What you need to do: Type out the data exactly as given. Skip any image.

Data section:
## Begin

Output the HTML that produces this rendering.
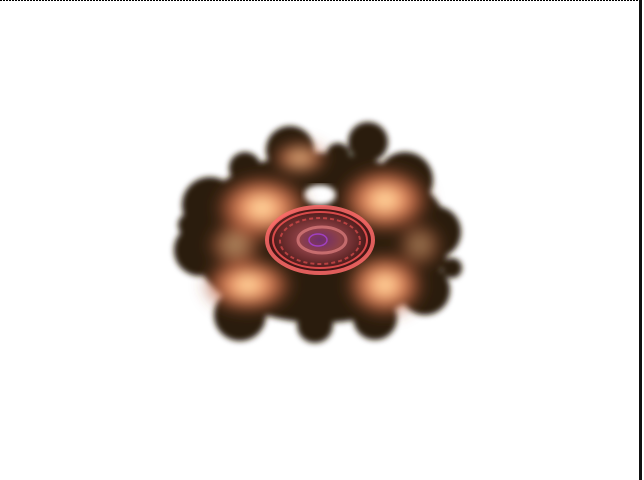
<!DOCTYPE html>
<html><head><meta charset="utf-8"><style>
html,body{margin:0;padding:0;background:#fff;width:644px;height:480px;overflow:hidden}
svg{display:block}
</style></head><body>
<svg width="644" height="480">
<defs>
<filter id="b4"><feGaussianBlur stdDeviation="3"/></filter>
<filter id="b8"><feGaussianBlur stdDeviation="7"/></filter>
<radialGradient id="glow"><stop offset="0" stop-color="#fff0b0"/><stop offset="0.35" stop-color="#f8a070"/><stop offset="0.7" stop-color="#c06040" stop-opacity="0.7"/><stop offset="1" stop-color="#7a3a20" stop-opacity="0"/></radialGradient>
<radialGradient id="core"><stop offset="0" stop-color="#7a3080"/><stop offset="0.4" stop-color="#a04850"/><stop offset="1" stop-color="#401010"/></radialGradient>
</defs>
<rect width="644" height="480" fill="#fff"/>
<line x1="0" y1="0.5" x2="640" y2="0.5" stroke="#000" stroke-dasharray="2,1"/>
<rect x="639" y="0" width="3" height="480" fill="#111"/>
<g filter="url(#b4)" fill="#2a1a0a">
<ellipse cx="320" cy="238" rx="130" ry="85"/>
<circle cx="210" cy="205" r="28"/><circle cx="200" cy="250" r="26"/><circle cx="240" cy="315" r="26"/>
<circle cx="290" cy="150" r="24"/><circle cx="368" cy="142" r="20"/><circle cx="405" cy="180" r="28"/>
<circle cx="435" cy="232" r="26"/><circle cx="425" cy="290" r="25"/><circle cx="375" cy="318" r="22"/>
<circle cx="315" cy="325" r="18"/><circle cx="190" cy="225" r="12"/><circle cx="452" cy="268" r="10"/>
<circle cx="245" cy="168" r="16"/><circle cx="338" cy="155" r="12"/>
</g>
<ellipse cx="320" cy="195" rx="16" ry="10" fill="#fff" filter="url(#b4)"/>
<g filter="url(#b8)">
<ellipse cx="262" cy="208" rx="50" ry="35" fill="url(#glow)"/>
<ellipse cx="385" cy="200" rx="48" ry="35" fill="url(#glow)"/>
<ellipse cx="248" cy="285" rx="48" ry="30" fill="url(#glow)"/>
<ellipse cx="385" cy="285" rx="42" ry="34" fill="url(#glow)"/>
<ellipse cx="300" cy="158" rx="30" ry="18" fill="url(#glow)" opacity="0.8"/>
<ellipse cx="235" cy="245" rx="30" ry="25" fill="url(#glow)" opacity="0.6"/>
<ellipse cx="420" cy="245" rx="25" ry="25" fill="url(#glow)" opacity="0.5"/>
</g>
<g>
<ellipse cx="320" cy="240" rx="52" ry="32" fill="url(#core)" opacity="0.85"/>
<ellipse cx="320" cy="240" rx="53" ry="33" fill="none" stroke="#ff6a6a" stroke-width="4" opacity="0.85"/>
<ellipse cx="320" cy="240" rx="47" ry="28" fill="none" stroke="#e85050" stroke-width="2" opacity="0.9"/>
<ellipse cx="320" cy="241" rx="40" ry="23" fill="none" stroke="#d04848" stroke-width="2" stroke-dasharray="4,3" opacity="0.8"/>
<ellipse cx="322" cy="240" rx="24" ry="13" fill="none" stroke="#e08080" stroke-width="3" opacity="0.7"/>
<ellipse cx="318" cy="240" rx="9" ry="6" fill="none" stroke="#a040c0" stroke-width="1.5"/>
</g>
</svg>
</body></html>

## End

Result for this exercise:
Output the HTML that produces this rendering.
<!DOCTYPE html>
<html><head><meta charset="utf-8"><style>
html,body{margin:0;padding:0;background:#fff;width:644px;height:480px;overflow:hidden}
svg{display:block}
</style></head><body>
<svg width="644" height="480">
<defs>
<filter id="b4"><feGaussianBlur stdDeviation="3"/></filter>
<filter id="b8"><feGaussianBlur stdDeviation="7"/></filter>
<radialGradient id="glow"><stop offset="0" stop-color="#fff0b0"/><stop offset="0.35" stop-color="#f8a070"/><stop offset="0.7" stop-color="#c06040" stop-opacity="0.7"/><stop offset="1" stop-color="#7a3a20" stop-opacity="0"/></radialGradient>
<radialGradient id="core"><stop offset="0" stop-color="#7a3080"/><stop offset="0.4" stop-color="#a04850"/><stop offset="1" stop-color="#401010"/></radialGradient>
</defs>
<rect width="644" height="480" fill="#fff"/>
<line x1="0" y1="0.5" x2="640" y2="0.5" stroke="#000" stroke-dasharray="2,1"/>
<rect x="639" y="0" width="3" height="480" fill="#111"/>
<g filter="url(#b4)" fill="#2a1a0a">
<ellipse cx="320" cy="238" rx="130" ry="85"/>
<circle cx="210" cy="205" r="28"/><circle cx="200" cy="250" r="26"/><circle cx="240" cy="315" r="26"/>
<circle cx="290" cy="150" r="24"/><circle cx="368" cy="142" r="20"/><circle cx="405" cy="180" r="28"/>
<circle cx="435" cy="232" r="26"/><circle cx="425" cy="290" r="25"/><circle cx="375" cy="318" r="22"/>
<circle cx="315" cy="325" r="18"/><circle cx="190" cy="225" r="12"/><circle cx="452" cy="268" r="10"/>
<circle cx="245" cy="168" r="16"/><circle cx="338" cy="155" r="12"/>
</g>
<ellipse cx="320" cy="195" rx="16" ry="10" fill="#fff" filter="url(#b4)"/>
<g filter="url(#b8)">
<ellipse cx="262" cy="208" rx="50" ry="35" fill="url(#glow)"/>
<ellipse cx="385" cy="200" rx="48" ry="35" fill="url(#glow)"/>
<ellipse cx="248" cy="285" rx="48" ry="30" fill="url(#glow)"/>
<ellipse cx="385" cy="285" rx="42" ry="34" fill="url(#glow)"/>
<ellipse cx="300" cy="158" rx="30" ry="18" fill="url(#glow)" opacity="0.8"/>
<ellipse cx="235" cy="245" rx="30" ry="25" fill="url(#glow)" opacity="0.6"/>
<ellipse cx="420" cy="245" rx="25" ry="25" fill="url(#glow)" opacity="0.5"/>
</g>
<g>
<ellipse cx="320" cy="240" rx="52" ry="32" fill="url(#core)" opacity="0.85"/>
<ellipse cx="320" cy="240" rx="53" ry="33" fill="none" stroke="#ff6a6a" stroke-width="4" opacity="0.85"/>
<ellipse cx="320" cy="240" rx="47" ry="28" fill="none" stroke="#e85050" stroke-width="2" opacity="0.9"/>
<ellipse cx="320" cy="241" rx="40" ry="23" fill="none" stroke="#d04848" stroke-width="2" stroke-dasharray="4,3" opacity="0.8"/>
<ellipse cx="322" cy="240" rx="24" ry="13" fill="none" stroke="#e08080" stroke-width="3" opacity="0.7"/>
<ellipse cx="318" cy="240" rx="9" ry="6" fill="none" stroke="#a040c0" stroke-width="1.5"/>
</g>
</svg>
</body></html>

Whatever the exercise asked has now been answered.